--- Start of Data section ---

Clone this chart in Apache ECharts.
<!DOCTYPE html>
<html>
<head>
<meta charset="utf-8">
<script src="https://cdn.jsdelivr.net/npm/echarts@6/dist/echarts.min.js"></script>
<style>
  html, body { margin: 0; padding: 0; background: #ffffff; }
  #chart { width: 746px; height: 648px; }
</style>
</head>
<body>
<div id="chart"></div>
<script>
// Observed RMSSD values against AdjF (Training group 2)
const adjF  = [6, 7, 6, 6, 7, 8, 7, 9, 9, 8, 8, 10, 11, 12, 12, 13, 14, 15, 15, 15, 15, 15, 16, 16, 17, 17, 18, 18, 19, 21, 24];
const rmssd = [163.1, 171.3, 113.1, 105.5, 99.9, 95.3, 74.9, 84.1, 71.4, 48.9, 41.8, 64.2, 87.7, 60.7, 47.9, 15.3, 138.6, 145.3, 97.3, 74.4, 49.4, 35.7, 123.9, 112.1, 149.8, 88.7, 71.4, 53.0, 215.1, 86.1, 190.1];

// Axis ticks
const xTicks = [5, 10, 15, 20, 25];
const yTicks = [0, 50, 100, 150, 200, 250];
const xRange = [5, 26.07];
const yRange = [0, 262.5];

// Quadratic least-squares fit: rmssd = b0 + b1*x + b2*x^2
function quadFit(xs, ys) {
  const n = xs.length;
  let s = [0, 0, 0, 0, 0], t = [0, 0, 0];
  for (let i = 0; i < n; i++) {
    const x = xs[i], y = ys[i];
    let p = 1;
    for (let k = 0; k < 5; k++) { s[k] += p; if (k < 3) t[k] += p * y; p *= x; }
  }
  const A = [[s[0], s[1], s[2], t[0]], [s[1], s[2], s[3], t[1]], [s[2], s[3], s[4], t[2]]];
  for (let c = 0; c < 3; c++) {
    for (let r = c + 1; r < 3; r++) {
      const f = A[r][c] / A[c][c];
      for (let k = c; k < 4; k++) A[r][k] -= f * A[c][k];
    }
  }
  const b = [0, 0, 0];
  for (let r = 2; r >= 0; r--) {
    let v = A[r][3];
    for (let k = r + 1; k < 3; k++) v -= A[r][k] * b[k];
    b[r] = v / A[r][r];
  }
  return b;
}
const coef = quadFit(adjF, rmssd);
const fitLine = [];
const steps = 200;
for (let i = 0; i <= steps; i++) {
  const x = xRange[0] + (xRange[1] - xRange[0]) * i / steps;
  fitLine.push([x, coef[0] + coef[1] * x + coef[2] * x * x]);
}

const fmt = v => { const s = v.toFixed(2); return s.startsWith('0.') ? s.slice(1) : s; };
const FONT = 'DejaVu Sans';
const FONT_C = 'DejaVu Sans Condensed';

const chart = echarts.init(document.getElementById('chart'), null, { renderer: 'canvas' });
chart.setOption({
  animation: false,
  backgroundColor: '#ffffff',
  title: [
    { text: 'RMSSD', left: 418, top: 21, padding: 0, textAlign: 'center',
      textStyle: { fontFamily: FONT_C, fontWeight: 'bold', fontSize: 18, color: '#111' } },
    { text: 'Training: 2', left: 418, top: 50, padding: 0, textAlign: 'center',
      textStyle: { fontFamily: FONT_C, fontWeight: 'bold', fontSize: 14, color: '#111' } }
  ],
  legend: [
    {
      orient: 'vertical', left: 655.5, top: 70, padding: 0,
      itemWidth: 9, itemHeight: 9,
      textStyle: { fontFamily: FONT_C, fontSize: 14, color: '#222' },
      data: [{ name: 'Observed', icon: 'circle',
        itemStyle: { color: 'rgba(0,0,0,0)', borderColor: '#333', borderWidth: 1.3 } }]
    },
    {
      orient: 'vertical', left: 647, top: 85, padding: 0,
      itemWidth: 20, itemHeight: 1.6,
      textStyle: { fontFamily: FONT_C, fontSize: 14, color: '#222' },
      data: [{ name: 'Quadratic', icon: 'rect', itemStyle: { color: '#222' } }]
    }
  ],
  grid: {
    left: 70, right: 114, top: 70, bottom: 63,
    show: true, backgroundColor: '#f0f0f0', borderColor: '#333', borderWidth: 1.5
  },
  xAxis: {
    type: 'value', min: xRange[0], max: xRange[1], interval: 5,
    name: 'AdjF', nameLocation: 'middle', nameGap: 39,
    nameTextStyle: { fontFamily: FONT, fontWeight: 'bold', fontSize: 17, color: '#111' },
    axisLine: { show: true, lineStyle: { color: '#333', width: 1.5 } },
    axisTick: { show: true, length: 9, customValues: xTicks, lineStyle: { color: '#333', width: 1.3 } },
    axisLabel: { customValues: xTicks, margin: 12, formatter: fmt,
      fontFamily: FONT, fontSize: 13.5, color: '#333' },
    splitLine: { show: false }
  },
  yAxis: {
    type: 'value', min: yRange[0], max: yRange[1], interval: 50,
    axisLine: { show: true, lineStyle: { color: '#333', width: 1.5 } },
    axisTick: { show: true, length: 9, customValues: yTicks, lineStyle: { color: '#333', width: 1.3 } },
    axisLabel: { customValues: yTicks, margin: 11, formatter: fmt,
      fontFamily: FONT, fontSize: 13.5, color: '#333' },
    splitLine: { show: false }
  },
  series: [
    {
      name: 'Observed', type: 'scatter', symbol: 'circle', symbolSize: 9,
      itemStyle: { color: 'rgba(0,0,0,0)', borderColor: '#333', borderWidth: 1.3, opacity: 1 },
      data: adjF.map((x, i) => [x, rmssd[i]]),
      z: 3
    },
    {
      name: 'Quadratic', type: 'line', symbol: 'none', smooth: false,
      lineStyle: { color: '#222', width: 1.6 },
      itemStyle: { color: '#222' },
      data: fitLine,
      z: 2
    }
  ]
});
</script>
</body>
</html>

--- End of Data section ---

# Directions:
Write out the full listing, keeping every line exactly as it is.

# Solved problem:
Clone this chart in Apache ECharts.
<!DOCTYPE html>
<html>
<head>
<meta charset="utf-8">
<script src="https://cdn.jsdelivr.net/npm/echarts@6/dist/echarts.min.js"></script>
<style>
  html, body { margin: 0; padding: 0; background: #ffffff; }
  #chart { width: 746px; height: 648px; }
</style>
</head>
<body>
<div id="chart"></div>
<script>
// Observed RMSSD values against AdjF (Training group 2)
const adjF  = [6, 7, 6, 6, 7, 8, 7, 9, 9, 8, 8, 10, 11, 12, 12, 13, 14, 15, 15, 15, 15, 15, 16, 16, 17, 17, 18, 18, 19, 21, 24];
const rmssd = [163.1, 171.3, 113.1, 105.5, 99.9, 95.3, 74.9, 84.1, 71.4, 48.9, 41.8, 64.2, 87.7, 60.7, 47.9, 15.3, 138.6, 145.3, 97.3, 74.4, 49.4, 35.7, 123.9, 112.1, 149.8, 88.7, 71.4, 53.0, 215.1, 86.1, 190.1];

// Axis ticks
const xTicks = [5, 10, 15, 20, 25];
const yTicks = [0, 50, 100, 150, 200, 250];
const xRange = [5, 26.07];
const yRange = [0, 262.5];

// Quadratic least-squares fit: rmssd = b0 + b1*x + b2*x^2
function quadFit(xs, ys) {
  const n = xs.length;
  let s = [0, 0, 0, 0, 0], t = [0, 0, 0];
  for (let i = 0; i < n; i++) {
    const x = xs[i], y = ys[i];
    let p = 1;
    for (let k = 0; k < 5; k++) { s[k] += p; if (k < 3) t[k] += p * y; p *= x; }
  }
  const A = [[s[0], s[1], s[2], t[0]], [s[1], s[2], s[3], t[1]], [s[2], s[3], s[4], t[2]]];
  for (let c = 0; c < 3; c++) {
    for (let r = c + 1; r < 3; r++) {
      const f = A[r][c] / A[c][c];
      for (let k = c; k < 4; k++) A[r][k] -= f * A[c][k];
    }
  }
  const b = [0, 0, 0];
  for (let r = 2; r >= 0; r--) {
    let v = A[r][3];
    for (let k = r + 1; k < 3; k++) v -= A[r][k] * b[k];
    b[r] = v / A[r][r];
  }
  return b;
}
const coef = quadFit(adjF, rmssd);
const fitLine = [];
const steps = 200;
for (let i = 0; i <= steps; i++) {
  const x = xRange[0] + (xRange[1] - xRange[0]) * i / steps;
  fitLine.push([x, coef[0] + coef[1] * x + coef[2] * x * x]);
}

const fmt = v => { const s = v.toFixed(2); return s.startsWith('0.') ? s.slice(1) : s; };
const FONT = 'DejaVu Sans';
const FONT_C = 'DejaVu Sans Condensed';

const chart = echarts.init(document.getElementById('chart'), null, { renderer: 'canvas' });
chart.setOption({
  animation: false,
  backgroundColor: '#ffffff',
  title: [
    { text: 'RMSSD', left: 418, top: 21, padding: 0, textAlign: 'center',
      textStyle: { fontFamily: FONT_C, fontWeight: 'bold', fontSize: 18, color: '#111' } },
    { text: 'Training: 2', left: 418, top: 50, padding: 0, textAlign: 'center',
      textStyle: { fontFamily: FONT_C, fontWeight: 'bold', fontSize: 14, color: '#111' } }
  ],
  legend: [
    {
      orient: 'vertical', left: 655.5, top: 70, padding: 0,
      itemWidth: 9, itemHeight: 9,
      textStyle: { fontFamily: FONT_C, fontSize: 14, color: '#222' },
      data: [{ name: 'Observed', icon: 'circle',
        itemStyle: { color: 'rgba(0,0,0,0)', borderColor: '#333', borderWidth: 1.3 } }]
    },
    {
      orient: 'vertical', left: 647, top: 85, padding: 0,
      itemWidth: 20, itemHeight: 1.6,
      textStyle: { fontFamily: FONT_C, fontSize: 14, color: '#222' },
      data: [{ name: 'Quadratic', icon: 'rect', itemStyle: { color: '#222' } }]
    }
  ],
  grid: {
    left: 70, right: 114, top: 70, bottom: 63,
    show: true, backgroundColor: '#f0f0f0', borderColor: '#333', borderWidth: 1.5
  },
  xAxis: {
    type: 'value', min: xRange[0], max: xRange[1], interval: 5,
    name: 'AdjF', nameLocation: 'middle', nameGap: 39,
    nameTextStyle: { fontFamily: FONT, fontWeight: 'bold', fontSize: 17, color: '#111' },
    axisLine: { show: true, lineStyle: { color: '#333', width: 1.5 } },
    axisTick: { show: true, length: 9, customValues: xTicks, lineStyle: { color: '#333', width: 1.3 } },
    axisLabel: { customValues: xTicks, margin: 12, formatter: fmt,
      fontFamily: FONT, fontSize: 13.5, color: '#333' },
    splitLine: { show: false }
  },
  yAxis: {
    type: 'value', min: yRange[0], max: yRange[1], interval: 50,
    axisLine: { show: true, lineStyle: { color: '#333', width: 1.5 } },
    axisTick: { show: true, length: 9, customValues: yTicks, lineStyle: { color: '#333', width: 1.3 } },
    axisLabel: { customValues: yTicks, margin: 11, formatter: fmt,
      fontFamily: FONT, fontSize: 13.5, color: '#333' },
    splitLine: { show: false }
  },
  series: [
    {
      name: 'Observed', type: 'scatter', symbol: 'circle', symbolSize: 9,
      itemStyle: { color: 'rgba(0,0,0,0)', borderColor: '#333', borderWidth: 1.3, opacity: 1 },
      data: adjF.map((x, i) => [x, rmssd[i]]),
      z: 3
    },
    {
      name: 'Quadratic', type: 'line', symbol: 'none', smooth: false,
      lineStyle: { color: '#222', width: 1.6 },
      itemStyle: { color: '#222' },
      data: fitLine,
      z: 2
    }
  ]
});
</script>
</body>
</html>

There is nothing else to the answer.